At the request of The Post, remote sensing experts Corey Scher, a researcher at the City University of New York, and Jamon Van Den Hoek, an associate professor at Oregon State University, processed high-resolution satellite images collected between Oct. 25 and Dec. 10 around Abune Libanos Church, Mariam Shewito Church and the town of Kumro.

By visualizing changes in near-infrared light, which is particularly sensitive to healthy vegetation, they identified 40 separate locations with apparent ground changes that were likely not due to land management or natural phenomena and had the potential to be burial plots.

The Post provided Scher and Van Den Hoek’s initial findings and high-resolution satellite imagery to five additional analysts. Each said areas near Mariam Shewito Church had some likelihood of being linked to the interment of the dead.

Images produced by Scher and Van Den Hoek of Mariam Shewito Church show a significant amount of vegetation disappeared to the east and south of the main church building starting roughly two weeks after Eritrean soldiers left the village. This gap in time is consistent with reports of the time it took for villagers to find, and feel comfortable moving, those who had been killed.

The loss of vegetation alone, however, does not necessarily equate to burials.

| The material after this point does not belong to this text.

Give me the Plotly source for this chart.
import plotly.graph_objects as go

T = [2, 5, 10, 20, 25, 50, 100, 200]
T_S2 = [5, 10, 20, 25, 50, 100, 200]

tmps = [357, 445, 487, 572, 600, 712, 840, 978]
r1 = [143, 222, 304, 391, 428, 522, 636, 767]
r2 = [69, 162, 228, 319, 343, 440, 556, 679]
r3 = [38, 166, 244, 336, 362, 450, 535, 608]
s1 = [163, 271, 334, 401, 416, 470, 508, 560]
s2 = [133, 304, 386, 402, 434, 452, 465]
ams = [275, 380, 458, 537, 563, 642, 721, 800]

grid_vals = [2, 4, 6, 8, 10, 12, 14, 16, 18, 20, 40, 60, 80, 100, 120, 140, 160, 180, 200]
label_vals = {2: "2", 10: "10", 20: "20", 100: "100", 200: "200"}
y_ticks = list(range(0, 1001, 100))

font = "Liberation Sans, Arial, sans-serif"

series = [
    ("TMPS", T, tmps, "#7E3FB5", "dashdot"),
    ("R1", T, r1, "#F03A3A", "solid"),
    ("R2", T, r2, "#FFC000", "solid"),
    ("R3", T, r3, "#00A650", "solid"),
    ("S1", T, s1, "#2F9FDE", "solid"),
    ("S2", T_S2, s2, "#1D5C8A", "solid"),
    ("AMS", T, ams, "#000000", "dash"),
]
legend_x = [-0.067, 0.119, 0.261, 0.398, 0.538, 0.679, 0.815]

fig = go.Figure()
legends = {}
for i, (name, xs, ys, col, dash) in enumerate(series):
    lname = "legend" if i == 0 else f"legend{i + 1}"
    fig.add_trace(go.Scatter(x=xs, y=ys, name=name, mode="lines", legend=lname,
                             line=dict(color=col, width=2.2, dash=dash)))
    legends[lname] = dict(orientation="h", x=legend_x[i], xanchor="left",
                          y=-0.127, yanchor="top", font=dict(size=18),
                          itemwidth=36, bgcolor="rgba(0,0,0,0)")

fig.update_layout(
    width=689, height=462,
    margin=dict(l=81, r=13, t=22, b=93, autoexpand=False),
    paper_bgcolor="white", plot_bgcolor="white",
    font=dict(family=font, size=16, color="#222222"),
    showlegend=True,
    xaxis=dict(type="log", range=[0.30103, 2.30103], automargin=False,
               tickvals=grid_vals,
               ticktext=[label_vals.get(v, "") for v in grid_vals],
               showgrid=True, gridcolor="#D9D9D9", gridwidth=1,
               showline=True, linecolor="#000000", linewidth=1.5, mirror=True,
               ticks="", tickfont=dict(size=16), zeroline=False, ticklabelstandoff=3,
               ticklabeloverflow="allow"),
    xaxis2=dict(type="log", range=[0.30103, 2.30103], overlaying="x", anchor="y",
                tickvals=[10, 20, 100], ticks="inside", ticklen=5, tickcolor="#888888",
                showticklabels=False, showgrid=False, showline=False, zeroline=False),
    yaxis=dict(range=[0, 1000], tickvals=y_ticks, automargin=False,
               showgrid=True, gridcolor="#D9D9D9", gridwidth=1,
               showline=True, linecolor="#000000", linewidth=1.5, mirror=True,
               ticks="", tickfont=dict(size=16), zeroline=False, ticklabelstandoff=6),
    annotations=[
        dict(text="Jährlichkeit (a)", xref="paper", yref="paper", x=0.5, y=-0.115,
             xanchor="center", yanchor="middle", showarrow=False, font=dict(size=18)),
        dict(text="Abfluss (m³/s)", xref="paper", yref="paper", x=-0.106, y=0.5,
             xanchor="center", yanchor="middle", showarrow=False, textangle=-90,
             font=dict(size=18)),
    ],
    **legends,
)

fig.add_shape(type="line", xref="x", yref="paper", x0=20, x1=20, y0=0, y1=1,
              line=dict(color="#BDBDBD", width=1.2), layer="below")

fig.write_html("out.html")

“Mass graves vary significantly and may resemble trenches in rows in one location, but may be more haphazard in another. Some may include markers too,” said an analyst for Vigil Monitor, a United Kingdom-based civilian-harm research organization that specializes in satellite imagery analysis, who reviewed the imagery. “We look for uniformity in the close area around a suspected mass grave, and we work to exclude more benign activity by reviewing a longer time-series of ground changes in the general area.”

The analyst, whom The Post is not naming due to the sensitivity of their work, and two of their colleagues who separately reviewed the images, said they assessed there to be “ground disturbances of concern possibly linked to interment of the dead” around Mariam Shewito church, noting in these instances “the visuals are consistent with excavation of the ground, then re-filling.”

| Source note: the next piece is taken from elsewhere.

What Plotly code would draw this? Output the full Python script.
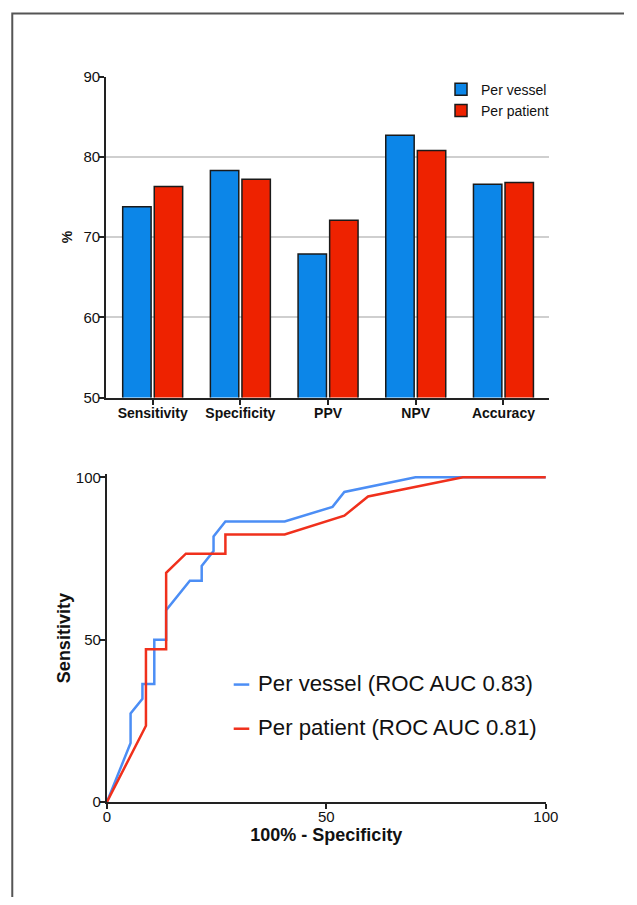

Micah Farfour, a remote sensing analyst with Amnesty International, also identified multiple areas near Mariam Shewito Church’s established graveyard where the “vegetation appears to have dried or been disturbed.”

Once it was safe to do so, The Post conducted an on-site inspection of Mariam Shewito.

After reviewing video and images of the graveyard taken during that inspection, Steven de la Fuente, a research associate at the Middlebury Institute of International Studies at Monterey, who previously also had reviewed the satellite imagery, said he had a “high level of confidence” in the new gravesite locations around the church.

Video captured months after Tigray massacres shows an expanded graveyard at the Mariam Shewito church where witnesses say more than 50 were killed. (Video: Obtained by the Washington Post)

“Rudimentary grave site markers are present in the most recent video,” de la Fuente wrote in an email. “These markers, or headstones, can be geolocated to a noticeable grave site expansion that coincides with the satellite imagery analysis.”

Three miles to the south, an image collected on Nov. 16 shows a mass gathering of people at Abune Libanos Church near Kumro, according to both Farfour and de la Fuente, who reviewed the image at The Post’s request. The image shows a semicircle made up of people surrounding an object on the southwest side of the church.

At least 34 of the victims were buried at one ceremony in late November at this church, a woman who attended a mass ceremony for the dead recalled. More than 150 in total were buried in the area.

Eight months after the peace deal, the fighting has died down, but the situation remains dire. While many have withdrawn, some Eritrean soldiers remain in Tigray. The World Food Program recently stopped delivering aid, as it was being stolen and resold in markets, ending vital nutrition to an already starving population. Farmers attempting to plant new crops across dust-filled fields in the hopes of avoiding starvation continue to find victims from the October massacres.

And so, the graveyards just keep expanding.